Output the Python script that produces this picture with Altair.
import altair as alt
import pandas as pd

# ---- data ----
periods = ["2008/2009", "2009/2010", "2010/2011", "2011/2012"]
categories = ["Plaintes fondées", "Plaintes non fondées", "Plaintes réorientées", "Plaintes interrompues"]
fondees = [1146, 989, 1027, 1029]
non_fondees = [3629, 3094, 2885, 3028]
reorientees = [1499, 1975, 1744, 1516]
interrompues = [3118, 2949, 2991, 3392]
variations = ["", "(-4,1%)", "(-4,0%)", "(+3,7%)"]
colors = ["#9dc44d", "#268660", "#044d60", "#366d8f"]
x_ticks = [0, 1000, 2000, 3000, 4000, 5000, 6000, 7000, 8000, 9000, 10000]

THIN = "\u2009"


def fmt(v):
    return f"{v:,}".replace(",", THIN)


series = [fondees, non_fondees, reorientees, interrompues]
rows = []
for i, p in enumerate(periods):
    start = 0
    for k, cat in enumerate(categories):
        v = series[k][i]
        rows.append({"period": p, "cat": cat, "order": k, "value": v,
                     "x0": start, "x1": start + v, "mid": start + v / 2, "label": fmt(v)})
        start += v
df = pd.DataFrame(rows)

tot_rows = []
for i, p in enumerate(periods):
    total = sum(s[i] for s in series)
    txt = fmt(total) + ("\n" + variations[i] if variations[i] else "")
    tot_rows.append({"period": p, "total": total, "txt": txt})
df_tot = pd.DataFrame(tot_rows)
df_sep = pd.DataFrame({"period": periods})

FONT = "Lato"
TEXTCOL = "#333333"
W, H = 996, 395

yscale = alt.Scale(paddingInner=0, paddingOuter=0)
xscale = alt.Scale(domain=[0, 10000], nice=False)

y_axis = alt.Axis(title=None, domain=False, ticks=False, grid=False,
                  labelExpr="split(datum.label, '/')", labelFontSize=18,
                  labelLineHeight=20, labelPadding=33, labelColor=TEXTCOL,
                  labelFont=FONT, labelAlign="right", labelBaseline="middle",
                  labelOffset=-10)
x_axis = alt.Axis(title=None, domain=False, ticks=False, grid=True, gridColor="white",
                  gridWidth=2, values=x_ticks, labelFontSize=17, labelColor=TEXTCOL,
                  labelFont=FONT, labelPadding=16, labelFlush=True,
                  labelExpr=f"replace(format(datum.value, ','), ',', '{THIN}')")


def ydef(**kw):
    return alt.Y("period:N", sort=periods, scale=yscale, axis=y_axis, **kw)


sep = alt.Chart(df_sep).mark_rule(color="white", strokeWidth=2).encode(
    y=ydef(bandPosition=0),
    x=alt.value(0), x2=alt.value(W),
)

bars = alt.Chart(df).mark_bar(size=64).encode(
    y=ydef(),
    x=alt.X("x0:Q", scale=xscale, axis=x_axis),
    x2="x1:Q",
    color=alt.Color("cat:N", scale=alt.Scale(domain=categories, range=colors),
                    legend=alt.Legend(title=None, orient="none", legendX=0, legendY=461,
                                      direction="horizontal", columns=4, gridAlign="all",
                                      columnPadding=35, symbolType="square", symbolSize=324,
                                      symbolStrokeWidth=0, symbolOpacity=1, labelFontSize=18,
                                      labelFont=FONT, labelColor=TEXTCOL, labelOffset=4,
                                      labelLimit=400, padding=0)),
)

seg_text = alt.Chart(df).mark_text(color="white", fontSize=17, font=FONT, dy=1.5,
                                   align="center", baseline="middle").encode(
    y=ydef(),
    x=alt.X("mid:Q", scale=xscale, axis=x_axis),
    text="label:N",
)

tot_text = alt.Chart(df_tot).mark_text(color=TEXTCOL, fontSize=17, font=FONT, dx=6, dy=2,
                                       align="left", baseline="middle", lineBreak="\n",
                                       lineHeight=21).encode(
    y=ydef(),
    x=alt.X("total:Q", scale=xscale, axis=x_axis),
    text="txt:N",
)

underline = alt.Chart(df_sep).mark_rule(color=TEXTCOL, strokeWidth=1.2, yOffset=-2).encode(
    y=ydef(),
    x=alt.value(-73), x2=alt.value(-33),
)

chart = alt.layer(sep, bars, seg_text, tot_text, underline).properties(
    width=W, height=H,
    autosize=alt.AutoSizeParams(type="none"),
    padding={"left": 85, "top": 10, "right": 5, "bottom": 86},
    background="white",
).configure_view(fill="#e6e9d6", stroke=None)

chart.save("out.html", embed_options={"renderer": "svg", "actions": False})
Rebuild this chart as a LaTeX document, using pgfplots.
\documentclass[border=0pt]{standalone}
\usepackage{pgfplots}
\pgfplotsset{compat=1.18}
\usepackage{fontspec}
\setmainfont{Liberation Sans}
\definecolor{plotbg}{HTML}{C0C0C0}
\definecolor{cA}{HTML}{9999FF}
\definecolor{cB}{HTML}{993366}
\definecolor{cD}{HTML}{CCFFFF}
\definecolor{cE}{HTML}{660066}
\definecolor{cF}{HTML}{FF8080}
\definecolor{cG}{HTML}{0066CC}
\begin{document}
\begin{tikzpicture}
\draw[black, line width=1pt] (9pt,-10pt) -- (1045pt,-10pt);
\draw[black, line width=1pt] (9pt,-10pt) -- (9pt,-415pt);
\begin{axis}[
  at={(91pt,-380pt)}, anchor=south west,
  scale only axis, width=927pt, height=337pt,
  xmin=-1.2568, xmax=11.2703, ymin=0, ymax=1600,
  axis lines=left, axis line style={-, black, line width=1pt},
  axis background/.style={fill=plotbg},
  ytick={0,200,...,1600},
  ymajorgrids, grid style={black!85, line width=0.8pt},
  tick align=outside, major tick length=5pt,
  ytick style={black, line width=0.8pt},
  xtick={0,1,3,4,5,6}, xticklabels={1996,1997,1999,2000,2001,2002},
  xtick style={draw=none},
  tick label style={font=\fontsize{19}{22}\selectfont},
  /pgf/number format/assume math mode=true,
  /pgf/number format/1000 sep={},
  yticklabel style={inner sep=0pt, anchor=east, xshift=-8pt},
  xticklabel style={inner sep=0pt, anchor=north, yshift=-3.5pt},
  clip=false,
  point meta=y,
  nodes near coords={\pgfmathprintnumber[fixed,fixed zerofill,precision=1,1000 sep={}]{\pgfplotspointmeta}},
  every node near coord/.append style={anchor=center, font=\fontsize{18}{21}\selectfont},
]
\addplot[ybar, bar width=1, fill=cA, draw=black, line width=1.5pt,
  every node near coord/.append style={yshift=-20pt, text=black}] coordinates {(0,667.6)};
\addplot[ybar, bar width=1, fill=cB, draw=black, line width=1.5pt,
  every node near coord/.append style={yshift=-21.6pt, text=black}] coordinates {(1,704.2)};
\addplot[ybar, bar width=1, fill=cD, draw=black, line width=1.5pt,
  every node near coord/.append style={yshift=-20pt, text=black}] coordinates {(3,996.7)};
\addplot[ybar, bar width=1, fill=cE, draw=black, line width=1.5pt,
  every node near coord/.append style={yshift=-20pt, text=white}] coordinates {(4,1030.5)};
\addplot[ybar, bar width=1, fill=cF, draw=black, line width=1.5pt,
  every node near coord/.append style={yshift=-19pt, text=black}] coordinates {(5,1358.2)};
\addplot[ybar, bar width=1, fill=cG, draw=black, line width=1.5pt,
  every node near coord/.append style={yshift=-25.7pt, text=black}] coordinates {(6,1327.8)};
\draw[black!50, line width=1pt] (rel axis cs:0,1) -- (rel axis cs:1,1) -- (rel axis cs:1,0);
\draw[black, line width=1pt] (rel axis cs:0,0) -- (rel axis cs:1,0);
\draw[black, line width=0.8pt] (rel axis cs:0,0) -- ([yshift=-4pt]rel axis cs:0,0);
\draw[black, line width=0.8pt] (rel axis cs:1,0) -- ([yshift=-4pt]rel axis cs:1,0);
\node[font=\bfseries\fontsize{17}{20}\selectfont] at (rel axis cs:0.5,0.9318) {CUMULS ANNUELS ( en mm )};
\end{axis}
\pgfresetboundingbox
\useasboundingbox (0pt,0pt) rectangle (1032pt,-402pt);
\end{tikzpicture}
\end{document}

PROBLEM DESCRIPTION
Stopping at the line containing "import pandas as pd", please repeat exactly every line from the very start of the entries, that line included, and nothing more.

COMPLETE OUTPUT
Output the Python script that produces this picture with Altair.
import altair as alt
import pandas as pd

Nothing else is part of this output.